12. The result follows that the plaintiff is bound to pay Rs. 465 as additional Court-fee due on the plaint and Rs. 735 as additional Court-fee leviable on the memorandum of appeal presented to this Court. This makes an aggregate of Rs. 1,200. The plaintiff-appellant must deposit this amount in Court within one month from this date. If the deposit is made, the appeal will stand decreed and the suit will be remitted to the Court of first instance for trial on the merits. If the amount is not deposited, the appeal will stand dismissed with costs.

13. When the Court-fee shall have been paid in this Court, there will be an order under Section 13 of the Court Pees Act to enable the appellant to obtain a refund of Rs. 755 and the usual certificate will issue.
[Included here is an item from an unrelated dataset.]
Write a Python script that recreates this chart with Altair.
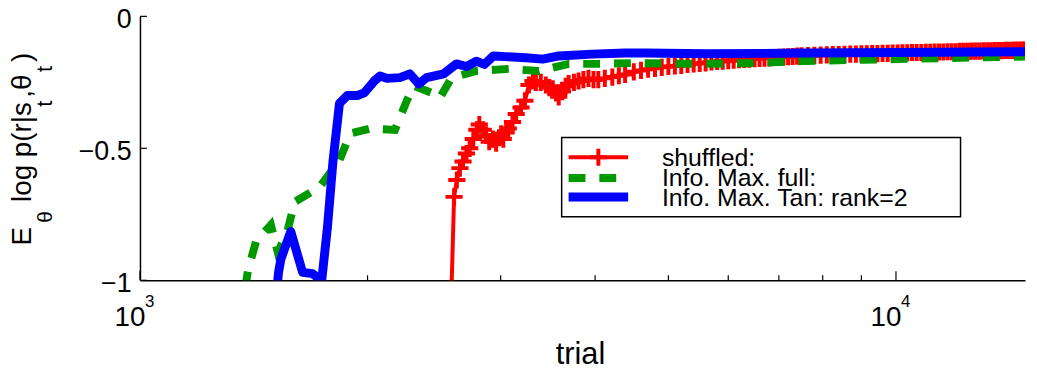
import altair as alt
import pandas as pd

# ---------------- data ----------------
shuffled_trial = [2583, 2603, 2625, 2650, 2675, 2703, 2730, 2760, 2790, 2811, 2845, 2870,
                  2897, 2930, 2959, 2985, 3005, 3024, 3050, 3070, 3110, 3145, 3192, 3230,
                  3270, 3310, 3340, 3390, 3442, 3480, 3516, 3550, 3580, 3620, 3656, 3690,
                  3750, 3803, 3860, 3920, 3980, 4039, 4120, 4215, 4300, 4382,
                  4500, 4600, 4700, 4800, 4900, 5000, 5100, 5200, 5300, 5400, 5500, 5600,
                  5700, 5800, 5900, 6000, 6100, 6200, 6300, 6400, 6500, 6600, 6700, 6800,
                  6900, 7000, 7100, 7200, 7300, 7400, 7500, 7650, 7800, 7950, 8100, 8250,
                  8400, 8550, 8700, 8850, 9000, 9150, 9300, 9450, 9600, 9750, 9900, 10050,
                  10200, 10350, 10500, 10650, 10800, 10950, 11100, 11250, 11400, 11550,
                  11700, 11850, 12000, 12150, 12300, 12450, 12600, 12750, 12900, 13050,
                  13200, 13350, 13500, 13650, 13800, 13950, 14100, 14250, 14400, 14550,
                  14700, 14800]
shuffled_val = [-1.03, -0.684, -0.62, -0.575, -0.55, -0.52, -0.50, -0.465, -0.43, -0.41, -0.43, -0.45,
                -0.475, -0.465, -0.48, -0.46, -0.445, -0.465, -0.44, -0.425, -0.40, -0.37, -0.345, -0.32,
                -0.26, -0.245, -0.25, -0.25, -0.26, -0.27, -0.275, -0.29, -0.305, -0.285, -0.265, -0.255,
                -0.25, -0.245, -0.24, -0.235, -0.24, -0.24, -0.235, -0.23, -0.225, -0.22,
                -0.21, -0.205, -0.20, -0.197, -0.193, -0.19, -0.188, -0.186, -0.182, -0.18, -0.178, -0.176,
                -0.173, -0.171, -0.17, -0.168, -0.166, -0.164, -0.163, -0.162, -0.16, -0.159, -0.158, -0.157,
                -0.156, -0.155, -0.154, -0.153, -0.152, -0.151, -0.15, -0.149, -0.148, -0.147, -0.146, -0.145,
                -0.145, -0.144, -0.143, -0.143, -0.142, -0.142, -0.141, -0.141, -0.14, -0.14, -0.139, -0.139,
                -0.138, -0.138, -0.137, -0.137, -0.137, -0.136, -0.136, -0.135, -0.135, -0.135,
                -0.134, -0.134, -0.134, -0.133, -0.133, -0.133, -0.132, -0.132, -0.132, -0.131,
                -0.131, -0.131, -0.13, -0.13, -0.13, -0.129, -0.129, -0.129, -0.128, -0.128,
                -0.128, -0.128]

full_trial = [1378, 1390, 1424, 1490, 1522, 1568, 1602, 1728, 1836, 1898, 2016, 2174, 2254,
              2302, 2446, 2491, 2583, 2786, 3078, 3370, 3690, 4039, 4476, 5415, 6552, 7551,
              10000, 14815]
full_val = [-1.03, -0.96, -0.853, -0.79, -0.895, -0.81, -0.703, -0.647, -0.545, -0.444, -0.425,
            -0.43, -0.32, -0.263, -0.293, -0.31, -0.233, -0.207, -0.199, -0.207, -0.18, -0.18,
            -0.177, -0.18, -0.177, -0.169, -0.162, -0.152]

tan_trial = [1518, 1525, 1536, 1583, 1641, 1692, 1718, 1735, 1770, 1800, 1836, 1881, 1939, 1980,
             2041, 2078, 2122, 2207, 2275, 2338, 2394, 2521, 2622, 2703, 2786, 2854, 2933, 3240,
             3411, 3580, 3966, 4382, 4656, 5630, 7551, 10000, 14815]
tan_val = [-1.03, -0.97, -0.92, -0.815, -0.97, -0.975, -0.99, -1.03, -0.80, -0.55, -0.33, -0.30,
           -0.30, -0.29, -0.245, -0.226, -0.235, -0.232, -0.218, -0.256, -0.232, -0.218, -0.18,
           -0.19, -0.17, -0.182, -0.15, -0.157, -0.162, -0.15, -0.143, -0.139, -0.139, -0.142,
           -0.139, -0.137, -0.134]

legend_labels = ["shuffled:", "Info. Max. full:", "Info. Max. Tan: rank=2"]
x_major = [1000, 10000]
x_major_exp = ["3", "4"]
x_minor = [2000, 3000, 4000, 5000, 6000, 7000, 8000, 9000]
y_ticks = [-1, -0.5, 0]

RED, GREEN, BLUE = "#ff0000", "#009900", "#0000ff"
FONT = "Liberation Sans"
W, H = 892, 266

xscale = alt.Scale(type="log", domain=[1000, 14815], nice=False)
yscale = alt.Scale(domain=[-1, 0], nice=False, zero=False)
x_axis = alt.Axis(domain=True, domainColor="black", domainWidth=1.5, ticks=False,
                  labels=False, grid=False, title=None)
y_axis = alt.Axis(values=y_ticks, domain=True, domainColor="black", domainWidth=1.5,
                  ticks=False, grid=False, title=None, labelFont=FONT, labelFontSize=27,
                  labelColor="black", labelPadding=9, labelOffset=3,
                  labelExpr="datum.value == 0 ? '0' : (datum.value == -1 ? '\u22121' : '\u22120.5')")


def X(field="trial"):
    return alt.X(f"{field}:Q", scale=xscale, axis=x_axis)


def Y(field="v"):
    return alt.Y(f"{field}:Q", scale=yscale, axis=y_axis)


df_red = pd.DataFrame({"trial": shuffled_trial, "v": shuffled_val})
df_green = pd.DataFrame({"trial": full_trial, "v": full_val})
df_blue = pd.DataFrame({"trial": tan_trial, "v": tan_val})

PLUS = "M-1,0L1,0M0,-1L0,1"

red_line = alt.Chart(df_red).mark_line(color=RED, strokeWidth=4, clip=True,
                                       strokeJoin="round").encode(x=X(), y=Y())
red_pts = alt.Chart(df_red).mark_point(shape=PLUS, filled=False, stroke=RED, strokeWidth=4,
                                       size=300, opacity=1, clip=True).encode(x=X(), y=Y())
green_line = alt.Chart(df_green).mark_line(color=GREEN, strokeWidth=8, strokeDash=[17, 14],
                                           clip=True).encode(x=X(), y=Y())
blue_line = alt.Chart(df_blue).mark_line(color=BLUE, strokeWidth=9, clip=True,
                                         strokeJoin="round").encode(x=X(), y=Y())

# inward ticks
df_ymaj = pd.DataFrame({"v": y_ticks})
y_tick_layer = alt.Chart(df_ymaj).mark_rule(color="black", strokeWidth=1.2).encode(
    y=Y(), x=alt.value(0), x2=alt.value(7))
df_xmaj = pd.DataFrame({"trial": x_major, "exp": x_major_exp, "base": ["10", "10"]})
df_xmin = pd.DataFrame({"trial": x_minor})
x_major_layer = alt.Chart(df_xmaj).mark_rule(color="black", strokeWidth=1.2).encode(
    x=X(), y=alt.value(H), y2=alt.value(H - 9))
x_minor_layer = alt.Chart(df_xmin).mark_rule(color="black", strokeWidth=1.2).encode(
    x=X(), y=alt.value(H), y2=alt.value(H - 5))

# x tick labels 10^3, 10^4
x_base_txt = alt.Chart(df_xmaj).mark_text(font=FONT, fontSize=28, color="black", align="center",
                                          baseline="alphabetic", dx=-10).encode(
    x=X(), y=alt.value(312), text="base:N")
x_exp_txt = alt.Chart(df_xmaj).mark_text(font=FONT, fontSize=17, color="black", align="left",
                                         baseline="alphabetic", dx=5).encode(
    x=X(), y=alt.value(293), text="exp:N")

one = pd.DataFrame({"a": [0]})


def txt(s, x, y, size, angle=0, align="left"):
    return alt.Chart(one).mark_text(text=s, font=FONT, fontSize=size, color="black",
                                    align=align, baseline="alphabetic", angle=angle).encode(
        x=alt.value(x), y=alt.value(y))


# axis titles
x_title = txt("trial", 444, 350, 31, align="center")
ytitle_parts = [
    txt("E", -110, 231, 28, 270),
    txt("\u03b8", -89, 208, 21, 270),
    txt("log p(r|s", -110, 187, 28, 270),
    txt("t", -89, 91, 22, 270),
    txt(",\u03b8", -110, 82, 28, 270),
    txt("t", -89, 56, 22, 270),
    txt(")", -110, 46, 28, 270),
]

# legend
lx0, lx1, ly0, ly1 = 425, 827, 122, 202
legend_box = alt.Chart(one).mark_rect(fill="white", stroke="black", strokeWidth=1.5).encode(
    x=alt.value(lx0), x2=alt.value(lx1), y=alt.value(ly0), y2=alt.value(ly1))
sx0, sx1 = 432, 492
leg_red = alt.Chart(one).mark_rule(color=RED, strokeWidth=4).encode(
    x=alt.value(sx0), x2=alt.value(sx1), y=alt.value(142))
leg_red_pt = alt.Chart(one).mark_point(shape=PLUS, filled=False, stroke=RED, strokeWidth=4,
                                       size=300, opacity=1).encode(
    x=alt.value((sx0 + sx1) / 2), y=alt.value(142))
leg_green = alt.Chart(one).mark_rule(color=GREEN, strokeWidth=8, strokeDash=[17, 14]).encode(
    x=alt.value(sx0), x2=alt.value(sx1), y=alt.value(163))
leg_blue = alt.Chart(one).mark_rule(color=BLUE, strokeWidth=9).encode(
    x=alt.value(sx0), x2=alt.value(sx1), y=alt.value(182))
leg_txt = [txt(legend_labels[i], 526, yy, 25) for i, yy in enumerate([151, 171, 191])]

chart = alt.layer(
    red_line, red_pts, green_line, blue_line,
    y_tick_layer, x_major_layer, x_minor_layer,
    x_base_txt, x_exp_txt, x_title, *ytitle_parts,
    legend_box, leg_red, leg_red_pt, leg_green, leg_blue, *leg_txt,
).properties(
    width=W, height=H,
    padding={"left": 133, "top": 7, "right": 4, "bottom": 90},
    autosize=alt.AutoSizeParams(type="none"),
    background="white",
).configure_view(strokeWidth=0)

chart.save("out.html", embed_options={"renderer": "svg", "actions": False})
14. We may add finally that this appeal is competent notwithstanding the provision of Section 12 of the Court Fees Act. This is not a case of appraisement of or fixation of value with a view to determine the amount of fee chargeable; the dispute involves root questions of principle as to the nature of the suit and the retrospective operation of statutes; Upadhya Thakur v. Persidh Singh (1896) 23 Cal. 723 (F.B.), Studd v. Mati Mahto (1901) 28 Cal. 334 and Prokas Chandra Sarkar v. Bishambharnath Sahi (1909) 14 C.W.N. 343.

15. The respondents are entitled to their costs in this Court in any event. We assess the hearing fee at three gold mohurs for each set. The respondent who undertook to prepare the paper book will be entitled to the costs incurred in that behalf from the amount deposited by the appellant.